*Provided data*.

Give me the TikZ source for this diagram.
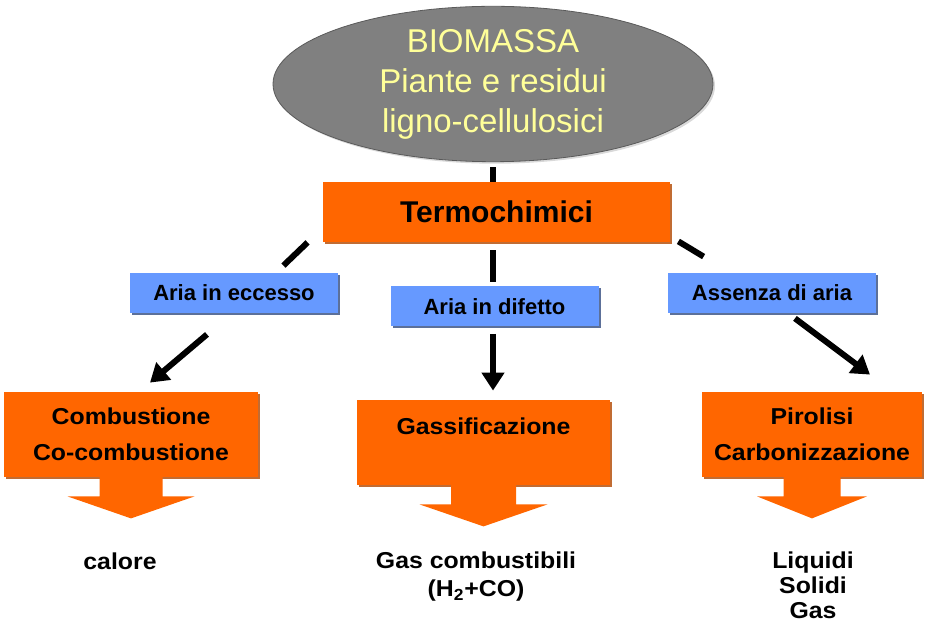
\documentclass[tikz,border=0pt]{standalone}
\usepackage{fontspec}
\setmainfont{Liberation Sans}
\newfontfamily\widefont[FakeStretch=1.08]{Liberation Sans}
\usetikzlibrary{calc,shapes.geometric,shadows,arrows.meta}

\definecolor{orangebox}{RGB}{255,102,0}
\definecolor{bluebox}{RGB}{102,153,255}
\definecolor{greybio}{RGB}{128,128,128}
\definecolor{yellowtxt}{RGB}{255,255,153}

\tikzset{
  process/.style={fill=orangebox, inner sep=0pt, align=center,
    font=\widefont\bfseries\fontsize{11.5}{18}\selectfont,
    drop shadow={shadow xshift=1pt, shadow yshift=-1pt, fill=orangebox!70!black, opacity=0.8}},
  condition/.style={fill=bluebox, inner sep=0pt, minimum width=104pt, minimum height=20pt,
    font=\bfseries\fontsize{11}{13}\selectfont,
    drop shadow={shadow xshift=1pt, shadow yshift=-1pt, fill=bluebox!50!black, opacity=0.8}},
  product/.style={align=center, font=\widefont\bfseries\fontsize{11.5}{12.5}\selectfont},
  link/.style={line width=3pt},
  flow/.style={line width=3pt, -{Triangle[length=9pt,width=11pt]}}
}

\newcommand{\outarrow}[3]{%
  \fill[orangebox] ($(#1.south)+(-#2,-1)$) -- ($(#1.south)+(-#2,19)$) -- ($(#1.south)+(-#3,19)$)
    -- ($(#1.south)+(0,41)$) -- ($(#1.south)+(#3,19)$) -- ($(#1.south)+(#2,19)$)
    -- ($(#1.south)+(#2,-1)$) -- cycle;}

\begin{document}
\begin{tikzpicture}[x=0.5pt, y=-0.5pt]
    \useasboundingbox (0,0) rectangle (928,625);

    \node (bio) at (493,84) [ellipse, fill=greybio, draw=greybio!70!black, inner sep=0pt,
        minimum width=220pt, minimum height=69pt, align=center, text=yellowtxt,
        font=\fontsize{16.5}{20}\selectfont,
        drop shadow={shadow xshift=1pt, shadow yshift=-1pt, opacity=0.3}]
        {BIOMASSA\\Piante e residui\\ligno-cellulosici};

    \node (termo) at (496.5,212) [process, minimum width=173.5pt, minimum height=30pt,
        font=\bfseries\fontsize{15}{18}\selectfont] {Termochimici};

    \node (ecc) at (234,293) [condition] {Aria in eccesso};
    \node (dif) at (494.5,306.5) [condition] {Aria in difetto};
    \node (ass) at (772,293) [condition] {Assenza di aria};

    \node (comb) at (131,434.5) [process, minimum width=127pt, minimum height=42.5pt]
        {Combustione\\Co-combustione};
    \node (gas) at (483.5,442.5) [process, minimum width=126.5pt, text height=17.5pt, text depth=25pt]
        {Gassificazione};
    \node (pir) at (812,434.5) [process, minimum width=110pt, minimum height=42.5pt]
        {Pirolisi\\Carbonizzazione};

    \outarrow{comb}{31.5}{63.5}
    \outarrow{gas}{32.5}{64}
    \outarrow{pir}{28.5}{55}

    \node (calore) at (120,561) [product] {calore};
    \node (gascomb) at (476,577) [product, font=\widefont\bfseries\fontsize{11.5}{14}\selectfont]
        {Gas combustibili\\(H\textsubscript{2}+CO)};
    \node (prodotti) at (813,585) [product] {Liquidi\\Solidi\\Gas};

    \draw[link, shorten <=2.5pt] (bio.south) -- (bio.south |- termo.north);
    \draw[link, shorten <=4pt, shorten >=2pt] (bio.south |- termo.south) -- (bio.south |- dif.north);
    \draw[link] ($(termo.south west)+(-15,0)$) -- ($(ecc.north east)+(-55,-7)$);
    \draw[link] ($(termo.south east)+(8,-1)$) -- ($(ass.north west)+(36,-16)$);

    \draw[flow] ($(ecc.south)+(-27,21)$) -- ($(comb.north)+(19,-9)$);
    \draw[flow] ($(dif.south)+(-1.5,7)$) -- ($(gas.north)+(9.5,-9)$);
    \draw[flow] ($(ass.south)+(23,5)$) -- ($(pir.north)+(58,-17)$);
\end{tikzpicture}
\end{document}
==
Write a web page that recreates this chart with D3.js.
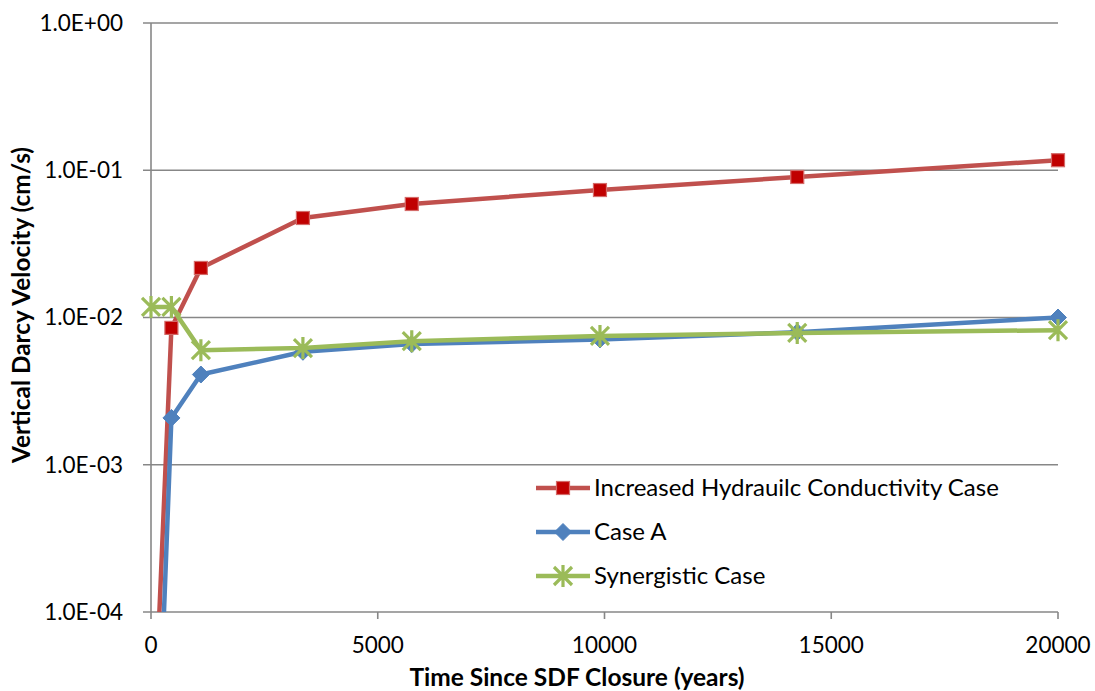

*Given exercise*. From the records above, copy only the lines running from the line containing "Give me the TikZ source for this diagram." to the line containing "(ass) at (772,293)", both ends included. Leave the pictures out.

*Finished exercise*.
Give me the TikZ source for this diagram.
\documentclass[tikz,border=0pt]{standalone}
\usepackage{fontspec}
\setmainfont{Liberation Sans}
\newfontfamily\widefont[FakeStretch=1.08]{Liberation Sans}
\usetikzlibrary{calc,shapes.geometric,shadows,arrows.meta}

\definecolor{orangebox}{RGB}{255,102,0}
\definecolor{bluebox}{RGB}{102,153,255}
\definecolor{greybio}{RGB}{128,128,128}
\definecolor{yellowtxt}{RGB}{255,255,153}

\tikzset{
  process/.style={fill=orangebox, inner sep=0pt, align=center,
    font=\widefont\bfseries\fontsize{11.5}{18}\selectfont,
    drop shadow={shadow xshift=1pt, shadow yshift=-1pt, fill=orangebox!70!black, opacity=0.8}},
  condition/.style={fill=bluebox, inner sep=0pt, minimum width=104pt, minimum height=20pt,
    font=\bfseries\fontsize{11}{13}\selectfont,
    drop shadow={shadow xshift=1pt, shadow yshift=-1pt, fill=bluebox!50!black, opacity=0.8}},
  product/.style={align=center, font=\widefont\bfseries\fontsize{11.5}{12.5}\selectfont},
  link/.style={line width=3pt},
  flow/.style={line width=3pt, -{Triangle[length=9pt,width=11pt]}}
}

\newcommand{\outarrow}[3]{%
  \fill[orangebox] ($(#1.south)+(-#2,-1)$) -- ($(#1.south)+(-#2,19)$) -- ($(#1.south)+(-#3,19)$)
    -- ($(#1.south)+(0,41)$) -- ($(#1.south)+(#3,19)$) -- ($(#1.south)+(#2,19)$)
    -- ($(#1.south)+(#2,-1)$) -- cycle;}

\begin{document}
\begin{tikzpicture}[x=0.5pt, y=-0.5pt]
    \useasboundingbox (0,0) rectangle (928,625);

    \node (bio) at (493,84) [ellipse, fill=greybio, draw=greybio!70!black, inner sep=0pt,
        minimum width=220pt, minimum height=69pt, align=center, text=yellowtxt,
        font=\fontsize{16.5}{20}\selectfont,
        drop shadow={shadow xshift=1pt, shadow yshift=-1pt, opacity=0.3}]
        {BIOMASSA\\Piante e residui\\ligno-cellulosici};

    \node (termo) at (496.5,212) [process, minimum width=173.5pt, minimum height=30pt,
        font=\bfseries\fontsize{15}{18}\selectfont] {Termochimici};

    \node (ecc) at (234,293) [condition] {Aria in eccesso};
    \node (dif) at (494.5,306.5) [condition] {Aria in difetto};
    \node (ass) at (772,293) [condition] {Assenza di aria};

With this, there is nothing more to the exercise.